Sharing on interlinkages between land degradation and mercury pollution at the GEN Celebration of World Environment Day 2024

05 Jun 2024

The Minamata Convention Secretariat stressed that the primary source of mercury pollution is human-based activities.

Manoela making a speech in the event

On June 5, at the Geneva Environment Network celebration of the World Environment Day 2024, under the slogan “Our Land. Our Future. We are GenerationRestoration”, marking the 30th anniversary of the United Nations Convention to Combat Desertification (UNCCD), the Secretariat of the Minamata Convention on Mercury highlighted the interlinkages between land degradation and mercury pollution.

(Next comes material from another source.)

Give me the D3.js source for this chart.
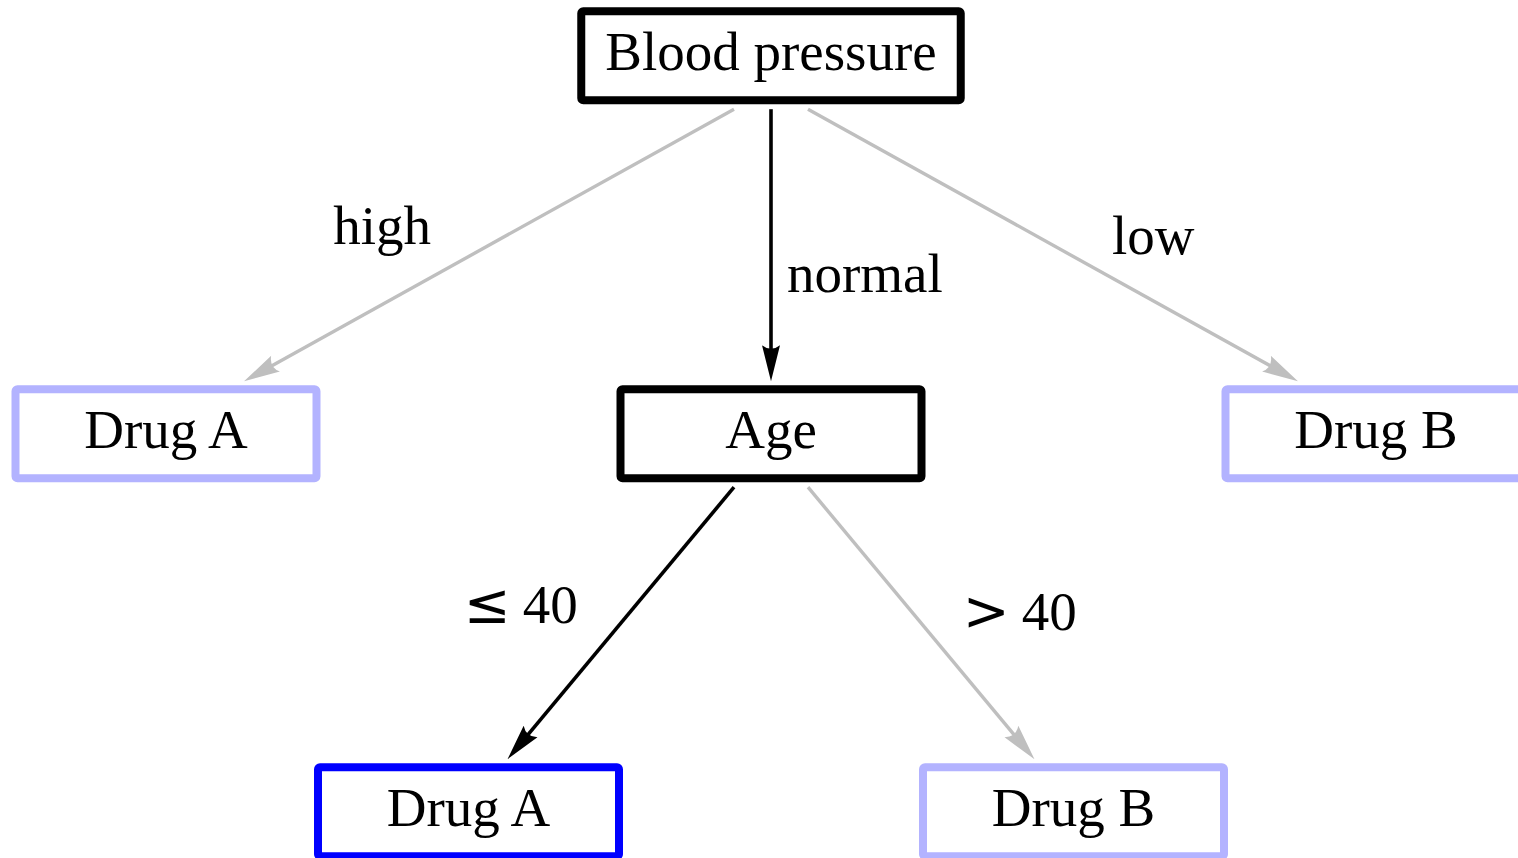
<!DOCTYPE html>
<html>
<head>
<meta charset="utf-8">
<script src="https://cdn.jsdelivr.net/npm/d3@7"></script>
<style>
  body { margin: 0; background: #fff; overflow: hidden; }
  svg { display: block; }
</style>
</head>
<body>
<svg id="chart" width="1518" height="858"></svg>
<script>
// tree data
const nodeIds     = ['bp', 'hiA', 'age', 'lowB', 'youngA', 'oldB'];
const nodeNames   = ['Blood pressure', 'Drug A', 'Age', 'Drug B', 'Drug A', 'Drug B'];
const nodeParents = [null, 'bp', 'bp', 'bp', 'age', 'age'];
const edgeLabels  = [null, 'high', 'normal', 'low', '\u2264 40', '> 40'];
// decision path taken: 'path' = inner node on path, 'leaf' = chosen leaf, 'off' = not taken
const nodeState   = ['path', 'off', 'path', 'off', 'leaf', 'off'];

const W = 1518, H = 858;
const FONT = '"Liberation Serif", "Times New Roman", serif';
const MATH = '"DejaVu Sans", sans-serif';

const rows = nodeIds.map((id, i) => ({
    id: id, parent: nodeParents[i], name: nodeNames[i],
    label: edgeLabels[i], state: nodeState[i]
}));

const root = d3.stratify()
    .id(d => d.id)
    .parentId(d => d.parent)(rows);

// layout
d3.tree().nodeSize([302.5, 378]).separation(() => 2)(root);

const sx = d3.scaleLinear().domain([0, 1]).range([771, 772]);
const sy = d3.scaleLinear().domain([0, 1]).range([55.7, 56.7]);

const svg = d3.select('#chart');

const boxH = 89, boxMinW = 301, stroke = 8;
const boxColor = {path: '#000000', leaf: '#0000ff', off: '#b3b3ff'};
const edgeColor = s => (s === 'off' ? '#bfbfbf' : '#000000');

// edges
const gEdges = svg.append('g');
const headL = 36, headW = 9;

root.links().forEach(l => {
    const s = l.source, t = l.target;
    const dir = Math.sign(t.x - s.x);
    const x1 = sx(s.x) + dir * 37, y1 = sy(s.y) + boxH / 2 + stroke / 2 + 5;
    const x2 = sx(t.x) + (sx(s.x) - sx(t.x)) * 0.129, y2 = sy(t.y) - boxH / 2 - stroke / 2 - 4;
    const len = Math.hypot(x2 - x1, y2 - y1);
    const ux = (x2 - x1) / len, uy = (y2 - y1) / len;
    const col = edgeColor(t.data.state);

    gEdges.append('line')
        .attr('x1', x1).attr('y1', y1)
        .attr('x2', x2 - ux * headL * 0.7).attr('y2', y2 - uy * headL * 0.7)
        .attr('stroke', col)
        .attr('stroke-width', t.data.state === 'off' ? 3.4 : 3.6);

    const bx = x2 - ux * headL, by = y2 - uy * headL;
    const head = d3.path();
    head.moveTo(x2, y2);
    head.lineTo(bx - uy * headW, by + ux * headW);
    head.quadraticCurveTo(x2 - ux * headL * 0.8, y2 - uy * headL * 0.8, bx + uy * headW, by - ux * headW);
    head.closePath();
    gEdges.append('path').attr('d', head.toString()).attr('fill', col);

    // edge label
    const mx = (x1 + x2) / 2, my = (y1 + y2) / 2;
    const lab = t.data.label;
    const nudge = {
        'high': [-58, -1], 'normal': [16, 47], 'low': [59, 9],
        '\u2264 40': [-43, 0], '> 40': [41.5, 7]
    }[lab] || [0, 0];
    const txt = gEdges.append('text')
        .attr('x', mx + nudge[0])
        .attr('y', my + nudge[1])
        .attr('text-anchor', nudge[0] < 0 ? 'end' : 'start')
        .attr('font-family', FONT)
        .attr('font-size', 55)
        .attr('fill', '#000');

    const parts = lab.split(' ');
    if (parts.length === 2 && /[\u2264>]/.test(parts[0])) {
        // relation symbol set larger, like a math relation
        txt.append('tspan').attr('font-family', MATH).attr('font-size', 56).text(parts[0]);
        txt.append('tspan').attr('dx', 12).text(parts[1]);
    } else {
        txt.text(lab);
    }
});

// nodes
const gNodes = svg.append('g')
    .selectAll('g')
    .data(root.descendants())
    .join('g')
    .attr('transform', d => `translate(${sx(d.x)},${sy(d.y)})`);

const rects = gNodes.append('rect')
    .attr('fill', '#fff')
    .attr('stroke', d => boxColor[d.data.state])
    .attr('stroke-width', stroke)
    .attr('rx', 2);

const texts = gNodes.append('text')
    .attr('text-anchor', 'middle')
    .attr('y', 14.5)
    .attr('font-family', FONT)
    .attr('font-size', 55)
    .attr('fill', '#000')
    .text(d => d.data.name);

texts.each(function(d) { d.tw = this.getComputedTextLength(); });

rects
    .attr('width', d => Math.max(boxMinW, d.tw + 48))
    .attr('height', boxH)
    .attr('x', d => -Math.max(boxMinW, d.tw + 48) / 2)
    .attr('y', -boxH / 2);
</script>
</body>
</html>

Speaking at the event, Manoela Pessoa de Miranda emphasized how the Minamata Convention is contributing towards global land restoration goals.
Trees and healthy soil play a crucial role in trapping and storing mercury. Human activities, such as deforestation and artisanal and small-scale gold mining, significantly increase the amount of mercury released into the atmosphere and result in widespread contamination of lands and water bodies.
The cycle of deforestation, mercury use in gold mining and other human activities lead to reduced crop production and contaminates fish and crops making them unsafe for consumption. Mercury ultimately poses a serious threat to food security and ecosystem health impacting people and nature in all corners of the world. Addressing mercury pollution through the implementation of the Minamata Convention is integral to maintaining and restoring healthy lands and to protecting people and biodiversity.